Tuesday, January 28, 2014

One Last Thing - Richard Sherman

Every Saturday at 4:50 pm, I share "One Last Thing" on Hoffman and Platt. It's an essay on a topic that caught my eye during the week. This week I chose to close a week of conversation on Richard Sherman. Listen to Hoffman and Platt Saturdays at 2 pm on 103.3 FM ESPN.

This week an older man named Jack called into Friedo and Fitzsimmons on the topic of Richard Sherman. "I didn't like what he did with his crazy hair and his crazy eyes" was the gist of his call. I cringed. The underlying racism eats at me. The crazy hair is Richard Sherman's dreads, a hairstyle worn predominantly by black folks and it has nothing to do with who he is.

However when discussing the call with someone later, I brought up the first thing I thought of when Jack described the crazy eyes. It was Marshall Henderson. The volatile shooting guard from Ole Miss whose eyes are crazy by the description of his own coaches. The response - "Yeah, but Henderson's one of the blackest white guys out there."

Which leads me to a simple question - what the hell does that even mean?

Race means the color of your skin. If we talk about Marshall Henderson or even if we go further down the "black white guy scale" to say, Eminem, we're still not talking about someone who would have had to pee in the "colored" restrooms in the 1940's. Not jarring enough? If this was the 1830's, there's no way Eminem could've been enslaved.

We'll never take the next step of having intelligent discussion on race in this country until we disassociate characteristics from skin color. Someone who speaks well is articulate, not white. Someone who listens to hip hop and maybe even can dance with some soul and rhythm isn't black, they just have some rhythm and soul.

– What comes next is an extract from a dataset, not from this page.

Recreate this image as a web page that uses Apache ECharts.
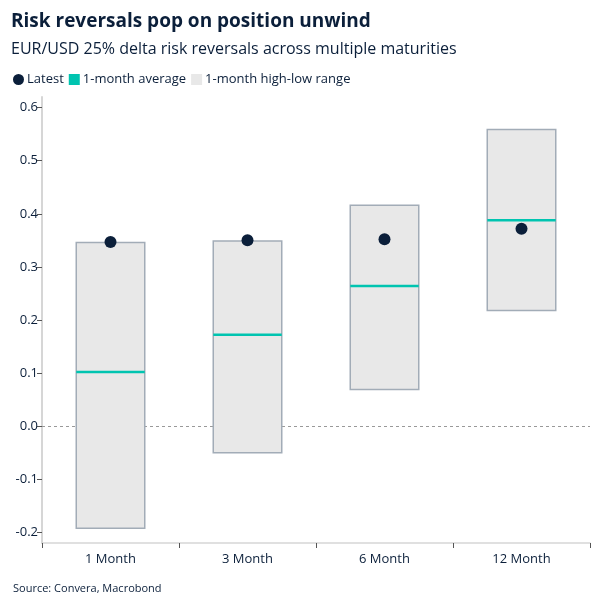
<!DOCTYPE html>
<html><head><meta charset="utf-8">
<script src="https://cdn.jsdelivr.net/npm/echarts@6/dist/echarts.min.js"></script>
<style>html,body{margin:0;padding:0;background:#fff}#c{width:607px;height:606px}</style>
</head><body><div id="c"></div>
<script>
const categories = ['1 Month', '3 Month', '6 Month', '12 Month'];
const latest = [0.347, 0.350, 0.352, 0.372];
const avg = [0.102, 0.172, 0.264, 0.388];
const low = [-0.192, -0.050, 0.069, 0.218];
const high = [0.346, 0.349, 0.416, 0.559];
const yTicks = [-0.2, -0.1, 0.0, 0.1, 0.2, 0.3, 0.4, 0.5, 0.6];

const FONT = 'Open Sans';
const NAVY = '#0b1f3a';
const chart = echarts.init(document.getElementById('c'));

const rangeData = categories.map((c, i) => [i, low[i], high[i]]);
const avgData = categories.map((c, i) => [i, avg[i]]);
const latestData = categories.map((c, i) => [i, latest[i]]);

chart.setOption({
  animation: false,
  textStyle: { fontFamily: FONT },
  title: [
    { text: 'Risk reversals pop on position unwind', left: 6, top: 7,
      textStyle: { fontFamily: FONT, fontSize: 19, fontWeight: 'bold', color: NAVY } },
    { text: 'EUR/USD 25% delta risk reversals across multiple maturities', left: 6, top: 36,
      textStyle: { fontFamily: FONT, fontSize: 16, fontWeight: 'normal', color: NAVY } },
    { text: 'Source: Convera, Macrobond', left: 8, top: 578,
      textStyle: { fontFamily: FONT, fontSize: 11, fontWeight: 'normal', color: NAVY } }
  ],
  legend: {
    left: 8, top: 68, itemWidth: 11, itemHeight: 11, itemGap: 5,
    textStyle: { fontFamily: FONT, fontSize: 13, color: NAVY, padding: [0, 0, 0, -2] },
    data: [
      { name: 'Latest', icon: 'circle' },
      { name: '1-month average', icon: 'rect' },
      { name: '1-month high-low range', icon: 'rect' }
    ]
  },
  grid: { left: 42, right: 17, top: 97, bottom: 63 },
  xAxis: {
    type: 'category', data: categories, boundaryGap: true,
    axisLine: { onZero: false, lineStyle: { color: '#d6d6d6', width: 1.5 } },
    axisTick: { show: true, length: 5, lineStyle: { color: '#555' } },
    axisLabel: { fontFamily: FONT, fontSize: 13, color: NAVY, margin: 10 }
  },
  yAxis: {
    type: 'value', min: -0.22, max: 0.62,
    axisLine: { show: true, lineStyle: { color: '#d6d6d6', width: 2 } },
    axisTick: { show: true, length: 5, customValues: yTicks, lineStyle: { color: '#555' } },
    axisLabel: { fontFamily: FONT, fontSize: 13, color: NAVY, margin: 4, customValues: yTicks,
      formatter: v => v.toFixed(1) },
    splitLine: { show: false }
  },
  series: [
    {
      name: 'zero', type: 'scatter', data: [], z: 1, silent: true,
      markLine: { silent: true, z: 1, symbol: 'none', label: { show: false },
        lineStyle: { color: '#999', type: [3, 3], width: 1 },
        data: [{ yAxis: 0 }] }
    },
    {
      name: '1-month high-low range', type: 'custom', z: 2,
      itemStyle: { color: '#e8e8e8' },
      data: rangeData,
      encode: { x: 0, y: [1, 2] },
      renderItem: function (params, api) {
        const xi = api.value(0);
        const lo = api.coord([xi, api.value(1)]);
        const hi = api.coord([xi, api.value(2)]);
        const w = api.size([1, 0])[0] * 0.5;
        return { type: 'rect',
          shape: { x: lo[0] - w / 2, y: hi[1], width: w, height: lo[1] - hi[1] },
          style: { fill: '#e8e8e8', stroke: '#a2acb7', lineWidth: 1.5 } };
      }
    },
    {
      name: '1-month average', type: 'custom', z: 3,
      itemStyle: { color: '#00c4b0' },
      data: avgData,
      encode: { x: 0, y: 1 },
      renderItem: function (params, api) {
        const xi = api.value(0);
        const p = api.coord([xi, api.value(1)]);
        const w = api.size([1, 0])[0] * 0.5;
        return { type: 'line',
          shape: { x1: p[0] - w / 2, y1: p[1], x2: p[0] + w / 2, y2: p[1] },
          style: { stroke: '#00c4b0', lineWidth: 2.5 } };
      }
    },
    {
      name: 'Latest', type: 'scatter', z: 4, symbol: 'circle', symbolSize: 12,
      itemStyle: { color: NAVY, opacity: 1 },
      data: latestData
    }
  ]
});
</script></body></html>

When the Texas job was open, there were people who didn't want Charlie Strong to get it because he is black. Not because of any other reason. No personality trait. Not his skill as a football coach. Because he was black. That kind of racism I don't know what you do with because there's no advanced thinking there to be had. Quit being an ignorant tool. That's about all I got. 

But for the other kind. Characteristic racism if you will, it's time to grow up. Say what you mean. Mean what you say. 

If you say you didn't like what Richard Sherman did because barking in a camera about your own greatness isn't how you think someone should act - you prefer a winner with grace - then fine. Say that. Don't call him a thug. He's not a thug. He's loud. He's brash. And while some people will still see that through racial glasses, you've made your point without using race and hopefully meant it. 

Which leads to the final problem. There's got to be a way for the majority, in this case white people, to say something about a minority, black or otherwise, that is critical without the minority playing the race card. I agree with Sherman that some people were being racist cause I saw the tweets that used the N-word and, like Sherman said, some people used thug in replacement of it. You'd have to be beyond naive to think race was an element for some here.

But there were also people who just didn't like what he did and it had nothing to do with race, which is typical in these kinds of things. The racists are always going to come out, but it's not everyone.  If I think a black athlete does something wrong, I shouldn't have to fear being called a racist if I criticize him on nothing to do with race.

It's a group effort. People need to be smarter about what they say. A lot smarter. Quit insinuating racist things and instead say what what you really mean. Then it's up to the "attacked minority" to quit trying to tie them back together. It's a group effort and I'd love it if we could finally start.